A contrapartida social era um dos motes principais do discurso oficial, mas a Federação das Indústrias do Estado de Rondônia (Fiero) frustrou-se, pois o governo federal nem sequer entendeu que pagaríamos alto custo com a conclusão das usinas hidrelétricas de Santo Antônio e Jirau, no Rio Madeira, com o consequente desaquecimento econômico.

Em junho deste ano, o Dnit retomou os serviços de manutenção entre os quilômetros 250 e 655 da BR-319, o que possibilitou a retirada de atoleiros, reforma de pontes de madeira, substituições de bueiros, limpeza lateral e execução de revestimento primário da pista.

Essa rodovia atendeu bem a Rondônia, ao Amazonas e Roraima, facilitando o direito de ir e vir de pessoas, garantido pela Constituição Brasileira. Por falta de manutenção, ela ficou intransitável nos anos 1980.

Por que não liberar ao tráfego uma rodovia que já foi muito utilizada por empresas de ônibus, transportadoras, distribuidoras de gás e combustíveis?

Contra o surrado discurso de que “a estrada na Amazônia abre caminho para a pata do boi”, um contraponto: a BR-319 é importantíssima para atuação do Ibama e da Polícia Federal no controle do desmatamento, do tráfico de drogas, de armas e da biodiversidade.

Precisamos desconstruir a visão segundo a qual o isolamento gera preservação. Somente o desenvolvimento econômico sustentável e inclusivo possibilita o controle sobre o território e, por conseguinte, a conservação da floresta.

É inaceitável que o Brasil se sujeite a pressões de organizações não governamentais internacionais, mantendo essa rodovia numa redoma.

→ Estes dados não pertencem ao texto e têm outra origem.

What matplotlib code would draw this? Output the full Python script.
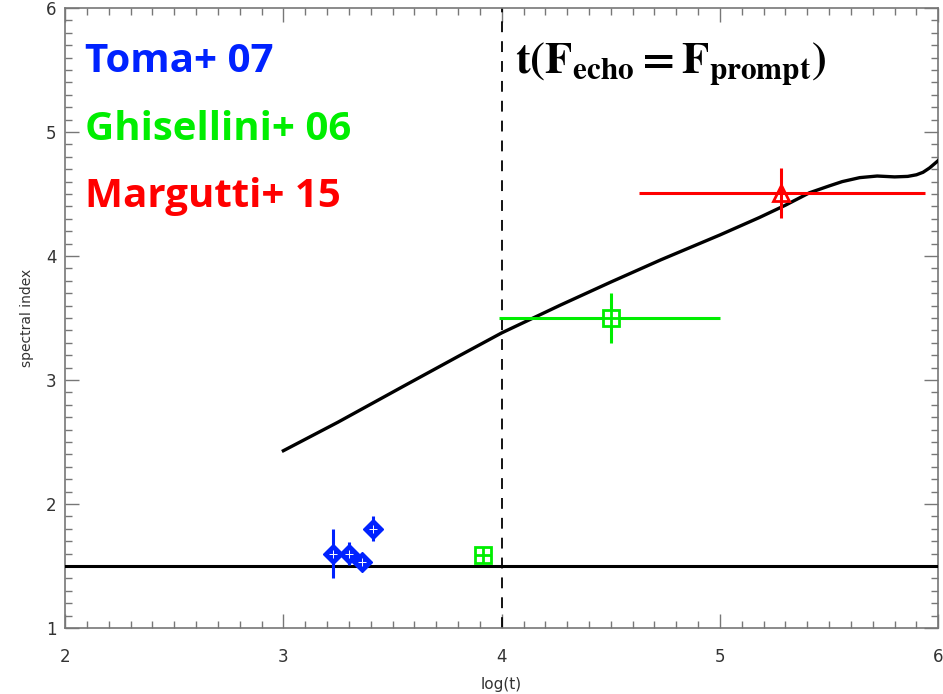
import numpy as np
import matplotlib.pyplot as plt
from matplotlib.ticker import MultipleLocator

plt.rcParams['mathtext.fontset'] = 'stix'

# Spectral index vs log(t): model curve and observations
curve_logt = [3.0, 3.25, 3.55, 3.8, 4.0, 4.27, 4.5, 4.73, 5.0, 5.18, 5.3, 5.41,
              5.5, 5.56, 5.64, 5.72, 5.8, 5.86, 5.9, 5.93, 5.96, 6.0]
curve_index = [2.43, 2.66, 2.95, 3.19, 3.38, 3.605, 3.79, 3.97, 4.17, 4.31, 4.41, 4.51,
               4.565, 4.60, 4.632, 4.645, 4.638, 4.642, 4.655, 4.675, 4.71, 4.77]

toma_t = [3.228, 3.30, 3.36, 3.41]
toma_idx = [1.60, 1.60, 1.53, 1.80]
toma_err = [0.20, 0.09, 0.03, 0.10]

ghis_t = [3.915, 4.50]
ghis_idx = [1.59, 3.50]
ghis_terr_lo = [0.0, 0.51]
ghis_terr_hi = [0.0, 0.50]
ghis_err = [0.0, 0.20]

marg_t = [5.28]
marg_idx = [4.51]
marg_terr_lo = [0.65]
marg_terr_hi = [0.66]
marg_err = [0.20]

flat_index = 1.5
t_equal = 4.0

blue = '#0022ff'
green = '#00ee00'
red = '#ff0000'
grey = '#777777'

fig = plt.figure(figsize=(9.43, 6.94), dpi=100)
ax = fig.add_axes([0.069, 0.095, 0.926, 0.8935])

ax.plot(curve_logt, curve_index, color='black', lw=2.4, zorder=3)
ax.axhline(flat_index, color='black', lw=2.2, zorder=3)
ax.axvline(t_equal, color='black', lw=1.3, ls=(0, (6, 5)), zorder=2)

# Toma+ 07
ax.errorbar(toma_t, toma_idx, yerr=toma_err, fmt='D', color=blue, ms=10, elinewidth=2.2,
            capsize=0, zorder=5)
ax.plot(toma_t, toma_idx, '+', color='white', ms=6, mew=0.7, ls='none', zorder=6)

# Ghisellini+ 06
ax.errorbar(ghis_t, ghis_idx, xerr=[ghis_terr_lo, ghis_terr_hi], yerr=ghis_err, fmt='none',
            ecolor=green, elinewidth=2.2, capsize=0, zorder=4)
ax.plot(ghis_t, ghis_idx, 's', mfc='white', mec=green, mew=2, ms=11, ls='none', zorder=5)
ax.plot(ghis_t, ghis_idx, '+', color=green, ms=11, mew=2, ls='none', zorder=6)

# Margutti+ 15
ax.errorbar(marg_t, marg_idx, xerr=[marg_terr_lo, marg_terr_hi], yerr=marg_err, fmt='none',
            ecolor=red, elinewidth=2.2, capsize=0, zorder=4)
ax.plot(marg_t, marg_idx, '^', mfc='none', mec=red, mew=2, ms=12, ls='none', zorder=5)

ax.set_xlim(2, 6)
ax.set_ylim(1, 6)
ax.xaxis.set_major_locator(MultipleLocator(1))
ax.xaxis.set_minor_locator(MultipleLocator(0.1))
ax.yaxis.set_major_locator(MultipleLocator(1))
ax.yaxis.set_minor_locator(MultipleLocator(0.1))
ax.tick_params(which='both', direction='in', top=True, right=True, colors=grey,
               labelcolor='#333333', labelsize=12, width=1)
ax.tick_params(which='major', length=10)
ax.tick_params(which='minor', length=5)
ax.tick_params(axis='x', which='major', pad=14)
ax.tick_params(axis='y', which='major', pad=6)
for s in ax.spines.values():
    s.set_color(grey)
    s.set_linewidth(1.2)

ax.set_xlabel('log(t)', fontsize=11, color='#333333', labelpad=8)
ax.set_ylabel('spectral index', fontsize=10, color='#333333', labelpad=9)

# labels for each data set
for txt, col, y in [('Toma+ 07', blue, 5.57), ('Ghisellini+ 06', green, 5.02),
                    ('Margutti+ 15', red, 4.48)]:
    ax.text(2.09, y, txt, color=col, fontsize=29, fontweight='bold',
            family='Open Sans', va='center', ha='left')

ax.text(4.06, 5.55, r'$\mathbf{t(F_{echo}=F_{prompt})}$', fontsize=32,
        color='black', va='center', ha='left')

fig.savefig('out.png', dpi=100)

Apesar da importância da conservação de espécies vegetais e animais, deparamo-nos com atores que põem o ser humano a reboque do progresso científico, da produção de alimentos, do direito à vida nesses páramos remotos do Continente.

São quatro milhões de habitantes no Amazonas, meio milhão em Roraima e 1,74 milhão em Rondônia, totalizando quase seis milhões de pessoas carentes da BR-319.

O Brasil, seus governantes e a sociedade em geral não podem assinar um atestado de incompetência se não assumirem a responsabilidade pelo desenvolvimento sustentável da Amazônia.

O mundo inteiro reconhece a importância planetária da Amazônia. Lamentavelmente, até brasileiros bem informados não têm a percepção da grandiosidade desse patrimônio e como ele pode ser importante para ajudar o Brasil a ter um futuro melhor.

A Amazônia tem distintas Amazônias. Existe aquela com planícies, planaltos e montanhas; existe a Amazônia cercada por rios, e a Amazônia árida. Existe uma diversidade enorme do ponto de vista geológico, fisiográfico, de ocupação humana, biológico e de populações tradicionais.

Aqui podemos explorar o solo em alguns lugares. Temos empresários desenvolvendo florestas plantadas. Em Vilhena (na divisa de Rondônia com Mato Grosso, já são cultivados dois mil hectares de pinus plantados em áreas degradadas, e até 2021 estima-se o total de cinco milhões de árvores.

É possível a exploração racional, sem prejuízos econômicos. Por isso, defendemos a aplicação de pesquisas para detecção de essências florestais e fórmulas que poderão ser utilizadas como fármacos ou insumos para outras indústrias.

Rondônia e toda a Amazônia vivem de ciclos econômicos. Penso que o mais importante deles foi a ocupação ordenada e orientada, baseada em modelo de desenvolvimento praticado 40 anos atrás.

Agora, está em nossas mãos a oportunidade de reposicionar ou desenvolver um modelo de desenvolvimento sustentável e inclusivo, que contemple o aproveitamento de áreas degradadas e que estabeleça com o bioma amazônico uma relação de troca, que respeite a floresta e as populações tradicionais e indígenas.

Se colocarmos em prática esse modelo sustentável e inclusivo, certamente contemplaremos aos abnegados desbravadores o direito de crescer, prosperar e ter uma vida digna, como a que levam os ‘pseudos defensores’ da floresta.

*É presidente da Federação das Indústrias do Estado de Rondônia (Fiero).